# Class 12 - 8.6.20

# Git and More Python Libraries

## Git

When we started using git, the basic intro I gave came down essentially to this:

![Git, from xkcd 1597](extra_material/git.png)

I did try to explain a little why we use it and how, but I essentially forced it upon you and made you memorize a few commands for it to work, and for your HW to be correctly submitted. Today we'll try to dive a bit deeper and understand the "how" of git. This is because git is an immensely useful tool for our type of work, and it will be even more useful when we start hacking together in a few weeks time. 

### Why git?

Version controlling software lets us:
1. Write and manage the history of our codebase.
2. Work on changes for our code without modifying the currently working copy.
3. Collaborate with others easily.

Reason #1 is important enough as is, but the other two really makes git shine above the rest of the options out there, and it's also what made it so popular in the open source community.

There are a [variety](https://www.daolf.com/posts/git-series-part-1/) [of](https://missing.csail.mit.edu/2020/version-control/) [tutorials](https://rachelcarmena.github.io/2018/12/12/how-to-teach-git.html) [on](https://smusamashah.github.io/explain-git-in-simple-words) [git](https://git-scm.com/doc). Some are also [interactive](https://learngitbranching.js.org/). The one below is aimed at working with VSCode's integrated tools, and should also help you collaborate during the hackathon.

### The model

![Git composition](extra_material/git_lifecycle.png)

In a version-controlled project we have these three basic components:
1. Repository - the name for the entire collection of version-controlled files.

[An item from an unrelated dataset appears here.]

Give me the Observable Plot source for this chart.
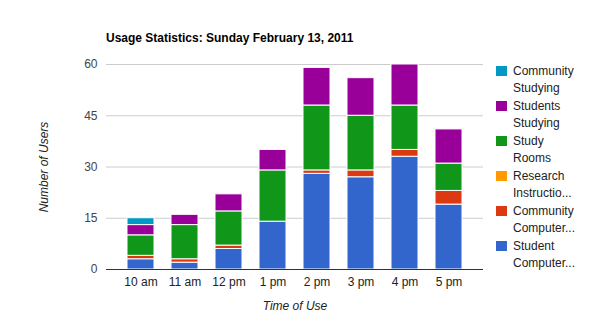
<!DOCTYPE html>
<html><head><meta charset="utf-8">
<script src="https://cdn.jsdelivr.net/npm/d3@7"></script>
<script src="https://cdn.jsdelivr.net/npm/@observablehq/plot@0.6"></script>
<style>
body{margin:0;background:#fff;font-family:Arial,"Liberation Sans",sans-serif;}
#wrap{position:relative;width:590px;height:332px;}
#title{position:absolute;left:106px;top:31px;font-size:12px;font-weight:bold;color:#000;}
#legend{position:absolute;left:496px;top:63px;font-size:12px;color:#222;}
.item{position:absolute;left:0;width:100px;}
.sw{position:absolute;left:0;top:3px;width:11px;height:10px;}
.lbl{position:absolute;left:17px;top:0;line-height:17px;white-space:nowrap;}
</style></head>
<body><div id="wrap"><div id="chart"></div><div id="title">Usage Statistics: Sunday February 13, 2011</div><div id="legend"></div></div>
<script>
const times = ["10 am","11 am","12 pm","1 pm","2 pm","3 pm","4 pm","5 pm"];
const studentComputers   = [3, 2, 6, 14, 28, 27, 33, 19];
const communityComputers = [1, 1, 1, 0, 1, 2, 2, 4];
const researchInstruction= [0, 0, 0, 0, 0, 0, 0, 0];
const studyRooms         = [6, 10, 10, 15, 19, 16, 13, 8];
const studentsStudying   = [3, 3, 5, 6, 11, 11, 12, 10];
const communityStudying  = [2, 0, 0, 0, 0, 0, 0, 0];
const seriesNames = ["Student Computers","Community Computers","Research Instruction","Study Rooms","Students Studying","Community Studying"];
const seriesColors = ["#3366cc","#dc3912","#ff9900","#109618","#990099","#0099c6"];
const seriesValues = [studentComputers, communityComputers, researchInstruction, studyRooms, studentsStudying, communityStudying];
const legendLabels = [["Community","Studying"],["Students","Studying"],["Study","Rooms"],["Research","Instructio..."],["Community","Computer..."],["Student","Computer..."]];
const legendOrder = [5,4,3,2,1,0];
const yTicks = [0,15,30,45,60];

const data = [];
seriesNames.forEach((s,i)=>times.forEach((t,j)=>{ if (seriesValues[i][j] > 0) data.push({time:t, series:s, value:seriesValues[i][j]}); }));

const chart = Plot.plot({
  width: 590, height: 332,
  marginLeft: 106, marginRight: 107, marginTop: 64, marginBottom: 63,
  style: {fontFamily: 'Arial,"Liberation Sans",sans-serif', fontSize: "12px", color: "#444", background: "#fff"},
  x: {domain: times, padding: 0.38, label: null},
  y: {domain: [0,60], ticks: yTicks, label: null},
  color: {domain: seriesNames, range: seriesColors},
  marks: [
    Plot.gridY(yTicks.filter(d=>d>0), {stroke: "#ccc", strokeOpacity: 1}),
    Plot.barY(data, Plot.stackY({x: "time", y: "value", fill: "series", order: seriesNames, stroke: "white", strokeWidth: 1})),
    Plot.ruleY([0], {stroke: "#333", strokeWidth: 1}),
    Plot.axisY(yTicks, {tickSize: 0, tickPadding: 9, fill: "#444", label: null}),
    Plot.axisX({tickSize: 0, tickPadding: 8, fill: "#222", label: null}),
    Plot.text(["Number of Users"], {frameAnchor: "left", textAnchor: "middle", dx: -62, rotate: -90, fontStyle: "italic", fill: "#222", fontSize: 12}),
    Plot.text(["Time of Use"], {frameAnchor: "bottom", dy: 40, fontStyle: "italic", fill: "#222", fontSize: 12})
  ]
});
document.getElementById("chart").appendChild(chart);

const leg = document.getElementById("legend");
legendOrder.forEach((si,k)=>{
  const it = document.createElement("div"); it.className="item"; it.style.top = (k*35)+"px";
  const sw = document.createElement("div"); sw.className="sw"; sw.style.background = seriesColors[si];
  const lb = document.createElement("div"); lb.className="lbl"; lb.innerHTML = legendLabels[k].join("<br>");
  it.appendChild(sw); it.appendChild(lb); leg.appendChild(it);
});
</script></body></html>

We can have a local repository, i.e. one in our computer, a remote one, i.e. one on the cloud (like GitHub provides) or both. A repository contains both the standard files we're working on, and a compressed copy of them inside the `.git` folder.
2. Working tree - the name given for the current state of the version-controlled folder, which might defer from the version that was previously captured and recorded. When the working tree is "clean" it means that there's no such difference between the latest "snapshot" of the codebase, as resides inside the `.git` folder, and the copy currently visible to the user.
3. Index - an intermediate "staging" environment, the only place from which code can be inserted into the repository. This allows us to change many things, but only commit parts of them into the repository itself.

The main idea behind git is to capture complete snapshots of the directory we're tracking. Yes, the snapshots include everything that was present at that directory during that point of time and they're complete, i.e. "decoding" them allows us to view the directory as it once was.

### Setting up a repository

Any directory can be a git directory if it contains a `.git` folder with the proper subfolders (automatically generated, of course). The easiest way to create such a folder is to use the `init` command. If you open a folder which isn't version controlled, VSCode will automatically offer to create a new git repository in it:

![Initialize a repo](extra_material/git_init.png)

If your directory is already version controlled, simply opening it in VSCode should work. If it's not working, make sure you used the "Open Folder..." command to open VSCode. The folder containing the `.git` folder is the "top level" of your repository, and will automatically notice any changes in the subfolders of that folder. It's usually not recommended to have several git projects inside a git-tracked folder. This means that if you have a "my_code_projects" folder which contains several other git-tracked folders, like HW assignments and other unrelated stuff, make sure that "my_code_projects" isn't a git folder in itself, i.e. you shouldn't have a `.git` folder in it. It's technically possible to have "independent" git repositories inside others (they're called sub-modules) but it's usually not the right way to organize your projects.

To conclude, once git is set the parent directory, as well as its sub-directories, will be tracked as long as there's a `.git` folder in it. To remove `git` tracking from that specific folder, all you have to do is to remove the `.git` subfolder.

### Commits and trees

The act of committing a file is perhaps the most fundamental one in git, so let's break it down. When a file in a git-tracked folder has different contents from what the git repository has in it (remember that it has copies of everything) the file will be recognized by git as a "changed" file. In git terms, it means that the copy of the file in the "working tree" is different than what's in the repository. Of course, if we haven't committed anything, and only initialized the repository, __all__ files will have a different working copy than what git has in its repository, since git doesn't recognized any of them. Let's see how it looks like in VSCode:

![Working copy](extra_material/git_workcopy.png)

As you see, there are two options for this situation - either the file is completely new and doesn't exist in the repository, and so it's marked as "U" in git ("Untracked") or it already existed there, but the current content is different than the one recorded in the repository ("M" for "Modified").

From the chart above we see that we need to add the files to the index, before committing them to the repository. Adding to the index, also known as "staging", is done using the "git add" command, represented in VSCode with a "+" sign. We can either add all files to the index, or add one at a time.

![Add all](extra_material/git_add_all.png)
![Add one](extra_material/git_add_one.png)

The reason we might not add everything at once is that commits are used to convey messages, so if a file doesn't fit the message a commit is saying, we can commit it sometime else.